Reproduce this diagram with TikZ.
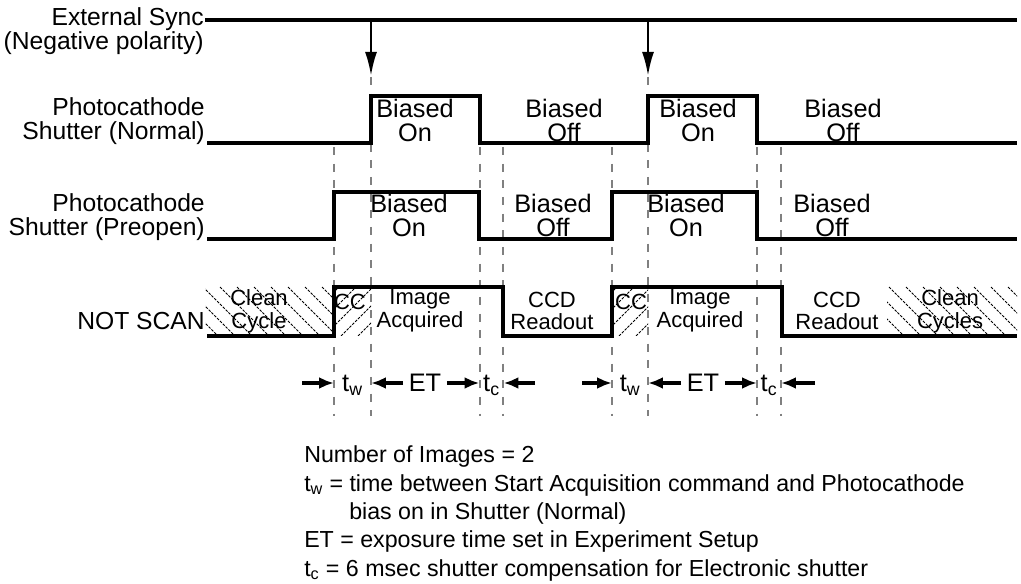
\documentclass[tikz,border=0pt]{standalone}
\usepackage{fontspec}
\setmainfont{Liberation Sans}
\usetikzlibrary{arrows.meta}

\begin{document}
\begin{tikzpicture}[x=0.75pt, y=-0.75pt,
  sig/.style={line width=2.3pt, line join=miter},
  guide/.style={gray, line width=0.9pt, dash pattern=on 6pt off 6.5pt},
  hatch/.style={line width=0.7pt, dash pattern=on 2pt off 1pt},
  side/.style={inner sep=0pt, align=right, anchor=east, font=\fontsize{18.5}{17.5}\selectfont},
  lbl/.style={inner sep=0pt, align=center, font=\fontsize{19}{18}\selectfont},
  inlbl/.style={inner sep=0pt, align=center, font=\fontsize{16.5}{17}\selectfont},
  tlbl/.style={inner sep=0pt, text height=16.5pt, text depth=3pt, font=\fontsize{19}{18}\selectfont},
  note/.style={inner sep=0pt, anchor=west, text height=13pt, text depth=4pt, font=\fontsize{17.4}{18}\selectfont},
  tarr/.style={-{Latex[length=11pt,width=9pt]}, line width=2.4pt},
  sarr/.style={-{Latex[length=18pt,width=9pt]}, line width=1.9pt}]

  \useasboundingbox (0,0) rectangle (1021,584);

  % guide lines
  \draw[guide] (334,147) -- (334,416);
  \draw[guide] (371,77) -- (371,416);
  \draw[guide] (480,147) -- (480,416);
  \draw[guide] (503,147) -- (503,416);
  \draw[guide] (612,147) -- (612,416);
  \draw[guide] (648,77) -- (648,416);
  \draw[guide] (757,147) -- (757,416);
  \draw[guide] (781,147) -- (781,416);

  % hatched cycles
  \begin{scope}
    \clip (205,287) rectangle (334,336);
    \foreach \hx in {152,169,...,340} \draw[hatch] (\hx,287) -- ++(49,49);
  \end{scope}
  \begin{scope}
    \clip (334,287) rectangle (371,336);
    \foreach \hx in {290,307,...,380} \draw[hatch] (\hx,336) -- ++(49,-49);
  \end{scope}
  \begin{scope}
    \clip (612,287) rectangle (648,336);
    \foreach \hx in {568,585,...,658} \draw[hatch] (\hx,336) -- ++(49,-49);
  \end{scope}
  \begin{scope}
    \clip (887,287) rectangle (1017,336);
    \foreach \hx in {838,855,...,1020} \draw[hatch] (\hx,287) -- ++(49,49);
  \end{scope}

  % external sync
  \node[side] (sync) at (204,31) {External Sync\\(Negative polarity)};
  \draw[sig] (205,20) -- (1017,20);
  \coordinate (s1) at (371,20);
  \coordinate (s1tip) at (371,76);
  \coordinate (s2) at (648,20);
  \coordinate (s2tip) at (648,76);
  \draw[sarr] (s1) -- (s1tip);
  \draw[sarr] (s2) -- (s2tip);

  % shutter normal
  \node[side] (normal) at (205,121) {Photocathode\\Shutter (Normal)};
  \draw[sig] (207,143) -- (371,143) -- (371,96) -- (480,96) -- (480,143) -- (648,143)
    -- (648,96) -- (757,96) -- (757,143) -- (1017,143);
  \node[lbl] (non1) at (415,120) {Biased\\On};
  \node[lbl] (noff1) at (564,120) {Biased\\Off};
  \node[lbl] (non2) at (698,120) {Biased\\On};
  \node[lbl] (noff2) at (843,120) {Biased\\Off};

  % shutter preopen
  \node[side] (preopen) at (205,217) {Photocathode\\Shutter (Preopen)};
  \draw[sig] (207,239) -- (334,239) -- (334,192) -- (479,192) -- (479,239) -- (612,239)
    -- (612,192) -- (757,192) -- (757,239) -- (1017,239);
  \node[lbl] (pon1) at (409,215) {Biased\\On};
  \node[lbl] (poff1) at (553,215) {Biased\\Off};
  \node[lbl] (pon2) at (686,215) {Biased\\On};
  \node[lbl] (poff2) at (832,215) {Biased\\Off};

  % not scan
  \node[side] (notscan) at (205,321) {NOT SCAN};
  \draw[sig] (207,336) -- (334,336) -- (334,287) -- (503,287) -- (503,336) -- (612,336)
    -- (612,287) -- (782,287) -- (782,336) -- (1017,336);
  \node[inlbl] (clean1) at (259,311) {Clean\\Cycle};
  \node[inlbl] (cc1) at (350,302) {CC};
  \node[inlbl] (img1) at (420,311) {Image\\Acquired};
  \node[inlbl] (ccd1) at (552,311) {CCD\\Readout};
  \node[inlbl] (cc2) at (631,302) {CC};
  \node[inlbl] (img2) at (700,311) {Image\\Acquired};
  \node[inlbl] (ccd2) at (837,311) {CCD\\Readout};
  \node[inlbl] (clean2) at (950,311) {Clean\\Cycles};

  % timing intervals
  \node[tlbl, minimum width=27.75pt] (tw1) at (352.5,383) {t\textsubscript{w}};
  \node[tlbl, inner xsep=4pt] (et1) at (425,383) {ET};
  \node[tlbl, minimum width=18pt] (tc1) at (491.5,383) {t\textsubscript{c}};
  \coordinate (tw1in) at (302,383);
  \coordinate (tc1in) at (535,383);
  \draw[tarr] (tw1in) -- (tw1.west);
  \draw[tarr] (et1.west) -- (tw1.east);
  \draw[tarr] (et1.east) -- (tc1.west);
  \draw[tarr] (tc1in) -- (tc1.east);
  \node[tlbl, minimum width=27pt] (tw2) at (630,383) {t\textsubscript{w}};
  \node[tlbl, inner xsep=4pt] (et2) at (703,383) {ET};
  \node[tlbl, minimum width=18pt] (tc2) at (769,383) {t\textsubscript{c}};
  \coordinate (tw2in) at (582,383);
  \coordinate (tc2in) at (815,383);
  \draw[tarr] (tw2in) -- (tw2.west);
  \draw[tarr] (et2.west) -- (tw2.east);
  \draw[tarr] (et2.east) -- (tc2.west);
  \draw[tarr] (tc2in) -- (tc2.east);

  % notes
  \node[note] (nimg) at (304,457) {Number of Images = 2};
  \node[note] (ntw) at (304,485) {t\textsubscript{w} = time between Start Acquisition command and Photocathode};
  \node[note] (nbias) at (349,513) {bias on in Shutter (Normal)};
  \node[note] (net) at (304,541) {ET = exposure time set in Experiment Setup};
  \node[note] (ntc) at (304,570) {t\textsubscript{c} = 6 msec shutter compensation for Electronic shutter};
\end{tikzpicture}
\end{document}
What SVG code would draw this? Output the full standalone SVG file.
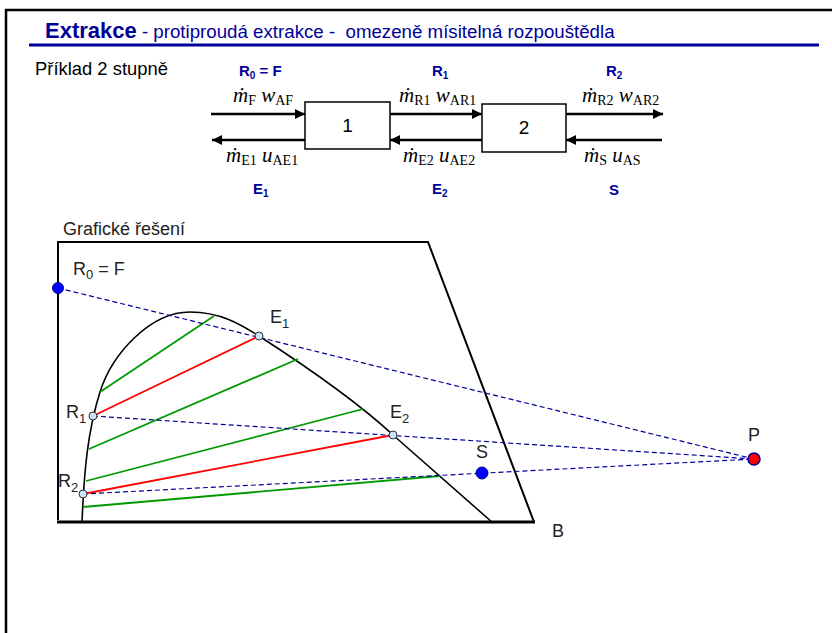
<svg xmlns="http://www.w3.org/2000/svg" width="832" height="633" viewBox="0 0 832 633">
<style>
.frame{stroke:#000;stroke-width:2.5;fill:none}
.title{font-family:"Liberation Sans",Arial,sans-serif;fill:#000099}
.lbl{font-family:"Liberation Sans",Arial,sans-serif;font-size:18.4px;fill:#000}
.blue{font-family:"Liberation Sans",Arial,sans-serif;font-size:15px;font-weight:bold;fill:#000099}
.math{font-family:"Liberation Serif","DejaVu Serif",serif;font-size:21px;fill:#000}
.it{font-style:italic}
.sub{font-size:14px}
.box{fill:#fff;stroke:#000;stroke-width:1.5}
.boxt{font-family:"Liberation Sans",Arial,sans-serif;font-size:19px;text-anchor:middle;fill:#000}
.flow{stroke:#000;stroke-width:2.5;fill:none}
.gl{font-family:"Liberation Sans",Arial,sans-serif;font-size:18px;fill:#222}
.dash{stroke:#000099;stroke-width:1.2;stroke-dasharray:5,3;fill:none}
.tie{stroke:#009900;stroke-width:1.8;fill:none}
.red{stroke:#ff0000;stroke-width:1.8;fill:none}
.pt{fill:#c8e4f8;stroke:#333;stroke-width:1}
.big{fill:#0000ff;stroke:#000080;stroke-width:1}
</style>
<defs>
<marker id="ah" markerWidth="10" markerHeight="10" refX="10" refY="5" orient="auto" markerUnits="userSpaceOnUse">
<path d="M0,0 L10,5 L0,10 Z" fill="#000"/>
</marker>
</defs>
<rect width="832" height="633" fill="#fff"/>
<path class="frame" d="M832,10 H6 V633"/>
<text class="title" x="45" y="38" xml:space="preserve"><tspan font-size="22" font-weight="bold">Extrakce</tspan><tspan font-size="18.7"> - protiproudá extrakce -  omezeně mísitelná rozpouštědla</tspan></text>
<rect x="29" y="43.5" width="790" height="3" fill="#000099"/>
<text class="lbl" x="35" y="75">Příklad 2 stupně</text>

<g id="connectors">
<line class="flow" x1="211" y1="114" x2="305" y2="114" marker-end="url(#ah)"/>
<line class="flow" x1="305" y1="140" x2="212" y2="140" marker-end="url(#ah)"/>
<line class="flow" x1="390" y1="114" x2="482" y2="114" marker-end="url(#ah)"/>
<line class="flow" x1="482" y1="140" x2="390" y2="140" marker-end="url(#ah)"/>
<line class="flow" x1="566" y1="114" x2="663" y2="114" marker-end="url(#ah)"/>
<line class="flow" x1="662" y1="140" x2="566" y2="140" marker-end="url(#ah)"/>
</g>
<g id="stage1">
<rect class="box" x="305" y="102" width="85" height="47"/>
<text class="boxt" x="347.5" y="132">1</text>
</g>
<g id="stage2">
<rect class="box" x="482" y="104" width="84" height="48"/>
<text class="boxt" x="524" y="134">2</text>
</g>
<g id="flowlabels">
<text class="blue" x="239" y="76">R<tspan font-size="10" dy="3">0</tspan><tspan dy="-3"> = F</tspan></text>
<text class="blue" x="432" y="76">R<tspan font-size="10" dy="3">1</tspan></text>
<text class="blue" x="606" y="76">R<tspan font-size="10" dy="3">2</tspan></text>
<text class="blue" x="253" y="194">E<tspan font-size="10" dy="3">1</tspan></text>
<text class="blue" x="432" y="194">E<tspan font-size="10" dy="3">2</tspan></text>
<text class="blue" x="609" y="195">S</text>
<text class="math" x="233" y="102"><tspan class="it">ṁ</tspan><tspan class="sub" dy="3">F</tspan><tspan class="it" dy="-3"> w</tspan><tspan class="sub" dy="3">AF</tspan></text>
<text class="math" x="226" y="162"><tspan class="it">ṁ</tspan><tspan class="sub" dy="3">E1</tspan><tspan class="it" dy="-3"> u</tspan><tspan class="sub" dy="3">AE1</tspan></text>
<text class="math" x="399" y="102"><tspan class="it">ṁ</tspan><tspan class="sub" dy="3">R1</tspan><tspan class="it" dy="-3"> w</tspan><tspan class="sub" dy="3">AR1</tspan></text>
<text class="math" x="403" y="162"><tspan class="it">ṁ</tspan><tspan class="sub" dy="3">E2</tspan><tspan class="it" dy="-3"> u</tspan><tspan class="sub" dy="3">AE2</tspan></text>
<text class="math" x="582" y="102"><tspan class="it">ṁ</tspan><tspan class="sub" dy="3">R2</tspan><tspan class="it" dy="-3"> w</tspan><tspan class="sub" dy="3">AR2</tspan></text>
<text class="math" x="584" y="162"><tspan class="it">ṁ</tspan><tspan class="sub" dy="3">S</tspan><tspan class="it" dy="-3"> u</tspan><tspan class="sub" dy="3">AS</tspan></text>
</g>

<g id="graph">
<text class="gl" x="63" y="235">Grafické řešení</text>
<path d="M58,520 V242 H428 L534,522" fill="none" stroke="#000" stroke-width="2"/>
<line x1="57" y1="522" x2="535" y2="522" stroke="#000" stroke-width="3"/>
<path d="M82,523 C84,470 88,430 100,392 C112,354 150,312 190,312 C220,312 240,324 259,336 C290,356 350,395 393,435 L493,523" fill="none" stroke="#000" stroke-width="1.6"/>
<g id="tielines">
<line class="tie" x1="100" y1="392" x2="214" y2="316"/>
<line class="tie" x1="89" y1="449" x2="298" y2="359"/>
<line class="tie" x1="86" y1="481" x2="363" y2="409"/>
<line class="tie" x1="83" y1="507" x2="440" y2="476"/>
<line class="red" x1="93" y1="416" x2="259" y2="336"/>
<line class="red" x1="83" y1="494" x2="393" y2="435"/>
</g>
<g id="operating-lines">
<line class="dash" x1="58" y1="288" x2="754" y2="459"/>
<line class="dash" x1="93" y1="416" x2="754" y2="459"/>
<line class="dash" x1="83" y1="494" x2="754" y2="459"/>
</g>
<g id="F"><circle class="big" cx="58" cy="288" r="5.5"/><text class="gl" x="73" y="275">R<tspan font-size="13" dy="4">0</tspan><tspan dy="-4"> = F</tspan></text></g>
<g id="E1"><circle class="pt" cx="259" cy="336" r="4"/><text class="gl" x="270" y="323">E<tspan font-size="13" dy="5">1</tspan></text></g>
<g id="R1"><circle class="pt" cx="93" cy="416" r="4"/><text class="gl" x="66" y="418">R<tspan font-size="13" dy="5">1</tspan></text></g>
<g id="E2"><circle class="pt" cx="393" cy="435" r="4"/><text class="gl" x="390" y="418">E<tspan font-size="13" dy="5">2</tspan></text></g>
<g id="R2"><circle class="pt" cx="83" cy="494" r="4"/><text class="gl" x="58" y="487">R<tspan font-size="13" dy="5">2</tspan></text></g>
<g id="S"><circle class="big" cx="482" cy="473" r="6"/><text class="gl" x="476" y="458">S</text></g>
<g id="P"><circle cx="754" cy="459" r="6" fill="#ff0000" stroke="#000099" stroke-width="1.5"/><text class="gl" x="748" y="441">P</text></g>
<g id="B"><text class="gl" x="552" y="537">B</text></g>
</g>
</svg>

========================================================================

- Instructions to follow
Above are the records; repeat their lines from the first through the line containing "(781,147) -- (781,416);", and leave out each picture.

- Solution to the exercise
Reproduce this diagram with TikZ.
\documentclass[tikz,border=0pt]{standalone}
\usepackage{fontspec}
\setmainfont{Liberation Sans}
\usetikzlibrary{arrows.meta}

\begin{document}
\begin{tikzpicture}[x=0.75pt, y=-0.75pt,
  sig/.style={line width=2.3pt, line join=miter},
  guide/.style={gray, line width=0.9pt, dash pattern=on 6pt off 6.5pt},
  hatch/.style={line width=0.7pt, dash pattern=on 2pt off 1pt},
  side/.style={inner sep=0pt, align=right, anchor=east, font=\fontsize{18.5}{17.5}\selectfont},
  lbl/.style={inner sep=0pt, align=center, font=\fontsize{19}{18}\selectfont},
  inlbl/.style={inner sep=0pt, align=center, font=\fontsize{16.5}{17}\selectfont},
  tlbl/.style={inner sep=0pt, text height=16.5pt, text depth=3pt, font=\fontsize{19}{18}\selectfont},
  note/.style={inner sep=0pt, anchor=west, text height=13pt, text depth=4pt, font=\fontsize{17.4}{18}\selectfont},
  tarr/.style={-{Latex[length=11pt,width=9pt]}, line width=2.4pt},
  sarr/.style={-{Latex[length=18pt,width=9pt]}, line width=1.9pt}]

  \useasboundingbox (0,0) rectangle (1021,584);

  % guide lines
  \draw[guide] (334,147) -- (334,416);
  \draw[guide] (371,77) -- (371,416);
  \draw[guide] (480,147) -- (480,416);
  \draw[guide] (503,147) -- (503,416);
  \draw[guide] (612,147) -- (612,416);
  \draw[guide] (648,77) -- (648,416);
  \draw[guide] (757,147) -- (757,416);
  \draw[guide] (781,147) -- (781,416);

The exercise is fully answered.